Frank explained that the car’s white body and its matching interior were actually built by different companies
“This is a Fleetwood [interior],” Frank said. “And it was body built by Fisher. In the early cars, a lot of times the car maker and the body maker were different. But Cadillac had a division called Fisher, and they did a lot of unique things here.”
Stepping back enough to view the entire length of it, the car is striking, even to someone like Franks who sees it regularly.
“I think you’re just struck by it—if you stand back here—how big this car is,” he said. “In fact, Cadillacs were always known for that, being huge cars, maybe not today but back in the day.”
Of course, it’s not the only boat-sized car in the museum.
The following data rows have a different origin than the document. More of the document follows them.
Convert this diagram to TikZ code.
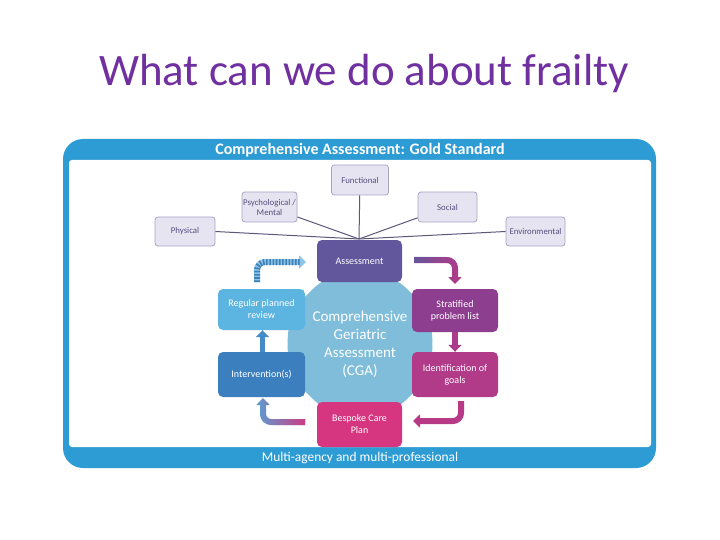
\documentclass[tikz,border=0pt]{standalone}
\usepackage{fontspec}
\setmainfont{Carlito}
\usetikzlibrary{arrows.meta,shapes.geometric,fadings}

\definecolor{titlecol}{RGB}{112,48,160}
\definecolor{framecol}{RGB}{45,155,212}
\definecolor{aspectfill}{RGB}{230,228,241}
\definecolor{aspectline}{RGB}{168,164,196}
\definecolor{aspecttext}{RGB}{88,78,128}
\definecolor{spokecol}{RGB}{92,88,122}
\definecolor{assesscol}{RGB}{98,87,156}
\definecolor{cgacol}{RGB}{127,189,218}
\definecolor{reviewcol}{RGB}{92,180,224}
\definecolor{stratcol}{RGB}{142,62,143}
\definecolor{intervcol}{RGB}{59,127,191}
\definecolor{identcol}{RGB}{177,59,137}
\definecolor{bespokecol}{RGB}{214,54,127}
\definecolor{stripecol}{RGB}{62,127,184}
\definecolor{stripebase}{RGB}{140,196,230}

\tikzset{
  aspect/.style={draw=aspectline, fill=aspectfill, line width=0.8pt, rounded corners=3pt,
    inner sep=1pt, text=aspecttext, font=\fontsize{8.8}{10}\selectfont, align=center},
  spoke/.style={draw=spokecol, line width=1pt},
  cyclebox/.style={rounded corners=5pt, inner sep=1pt, minimum width=86pt, minimum height=43pt,
    text=white, font=\fontsize{10}{12}\selectfont, align=center},
  bigarrow/.style={line width=6pt, rounded corners=8pt, -{Triangle[length=7pt,width=13pt]}},
}

\begin{document}
\begin{tikzpicture}[x=1pt,y=-1pt]
  \useasboundingbox (0,0) rectangle (720,540);
  % title
  \node[text=titlecol, font=\fontsize{45}{50}\selectfont] (title) at (364,74) {What can we do about frailty};
  % frame
  \fill[framecol, rounded corners=20pt] (63,139) rectangle (656,468);
  \fill[white, rounded corners=3pt] (69,160) rectangle (651,447);
  \node[text=white, font=\fontsize{16}{18}\selectfont\bfseries] (head) at (360,150) {Comprehensive Assessment: Gold Standard};
  \node[text=white, font=\fontsize{13.4}{15}\selectfont] (foot) at (360,458) {Multi-agency and multi-professional};

  % aspects of the assessment
  \coordinate (hub) at (359,239);
  \node[aspect, minimum width=57pt, minimum height=30pt] (func) at (360,180) {Functional};
  \node[aspect, minimum width=55pt, minimum height=30pt] (psych) at (269.5,207) {Psychological /\\Mental};
  \node[aspect, minimum width=59pt, minimum height=30pt] (social) at (447.5,207) {Social};
  \node[aspect, minimum width=60pt, minimum height=29pt] (phys) at (185,231.5) {Physical};
  \node[aspect, minimum width=59pt, minimum height=29pt] (env) at (535.5,231.5) {Environmental};
  \draw[spoke] (func) -- (hub);
  \draw[spoke] (psych) -- (hub);
  \draw[spoke] (social) -- (hub);
  \draw[spoke] (phys.east) -- (hub);
  \draw[spoke] (env.west) -- (hub);

  % the cycle
  \node[regular polygon, regular polygon sides=8, minimum size=156pt] (cga) at (360,344) {};
  \fill[cgacol, rounded corners=24pt] (cga.corner 1) -- (cga.corner 2) -- (cga.corner 3) -- (cga.corner 4)
    -- (cga.corner 5) -- (cga.corner 6) -- (cga.corner 7) -- (cga.corner 8) -- cycle;
  \node[text=white, font=\fontsize{15}{18}\selectfont, align=center] (cgatext) at (cga.center)
    {Comprehensive\\Geriatric\\Assessment\\(CGA)};
  \node[cyclebox, fill=assesscol, minimum width=85pt, minimum height=42pt] (assess) at (359.5,261) {Assessment};
  \node[cyclebox, fill=stratcol] (strat) at (455,310.5) {Stratified\\problem list};
  \node[cyclebox, fill=identcol, minimum height=45pt] (ident) at (455,374.5) {Identification of\\goals};
  \node[cyclebox, fill=bespokecol, minimum width=85pt, minimum height=45pt] (bespoke) at (359.5,424.5) {Bespoke Care\\Plan};
  \node[cyclebox, fill=intervcol, minimum width=87pt, minimum height=45pt] (interv) at (261.5,374.5) {Intervention(s)};
  \node[cyclebox, fill=reviewcol, minimum width=87pt, minimum height=41pt] (review) at (261.5,309.5) {Regular planned\\review};

  % arrows between the steps
  \coordinate (a1s) at (257,282);
  \coordinate (a1c) at (257,262);
  \coordinate (a1e) at (306,262);
  \draw[bigarrow, stripebase] (a1s) -- (a1c) -- (a1e);
  \draw[line width=6pt, rounded corners=8pt, stripecol, dash pattern=on 1.6pt off 1.6pt, shorten >=6pt] (a1s) -- (a1c) -- (a1e);

  \coordinate (a2s) at (414,260);
  \coordinate (a2c) at (455,260);
  \coordinate (a2e) at (455,284);
  \draw[bigarrow, identcol] (a2s) -- (a2c) -- (a2e);
  \draw[bigarrow, assesscol, path fading=east] (a2s) -- (a2c) -- (a2e);

  \draw[bigarrow, identcol!85!stratcol] (strat.south) -- (ident.north);

  \coordinate (a4s) at (461,401);
  \coordinate (a4c) at (461,421);
  \coordinate (a4e) at (413,421);
  \draw[bigarrow, identcol!80!bespokecol] (a4s) -- (a4c) -- (a4e);

  \coordinate (a5s) at (305,422);
  \coordinate (a5c) at (263,422);
  \coordinate (a5e) at (263,398);
  \draw[bigarrow, intervcol!80!white] (a5s) -- (a5c) -- (a5e);
  \draw[bigarrow, bespokecol, path fading=west] (a5s) -- (a5c) -- (a5e);

  \draw[bigarrow, intervcol!75!reviewcol, line width=5pt] ([xshift=1pt]interv.north) -- ([xshift=1pt]review.south);
\end{tikzpicture}
\end{document}
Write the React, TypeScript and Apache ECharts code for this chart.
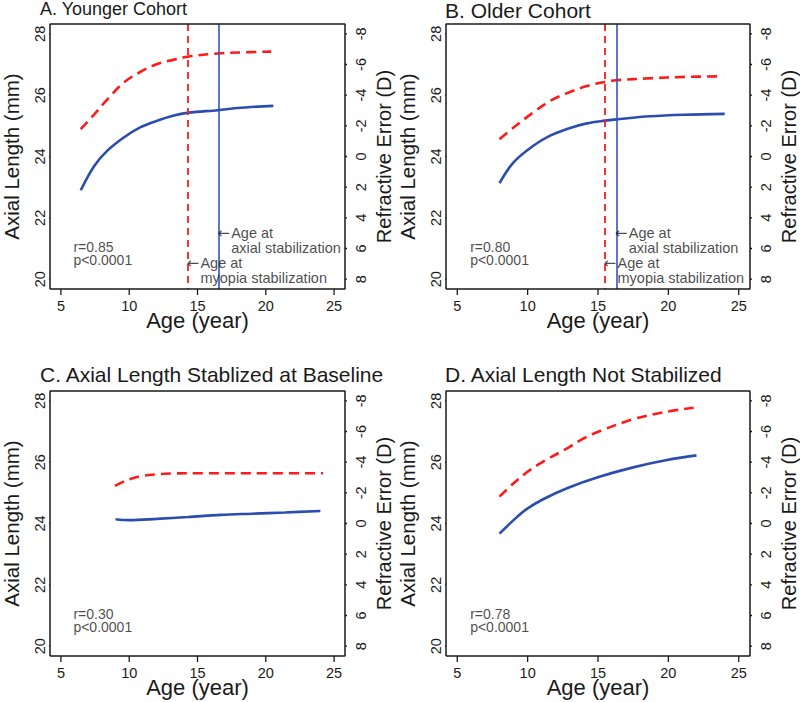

Nor is it the only one that comes with a celebrity pedigree.
“It’s a very unique car for us to have, but, in fact, in this gallery, you know, you can just look around and you’ll see James Dean’s Mercury, John F. Kennedy’s Lincoln Continental, Frank Sinatra’s Ghia and Bill Harrah’s Jerrari—which is a Jeep Wagoneer with a Ferrari engine in it, custom made,” Frank said. “We have John Wayne’s Corvette, the first Corvette ever built. He barely fit in it, though. He was almost too big to be in it. We have a lot of celebrity-related cars.”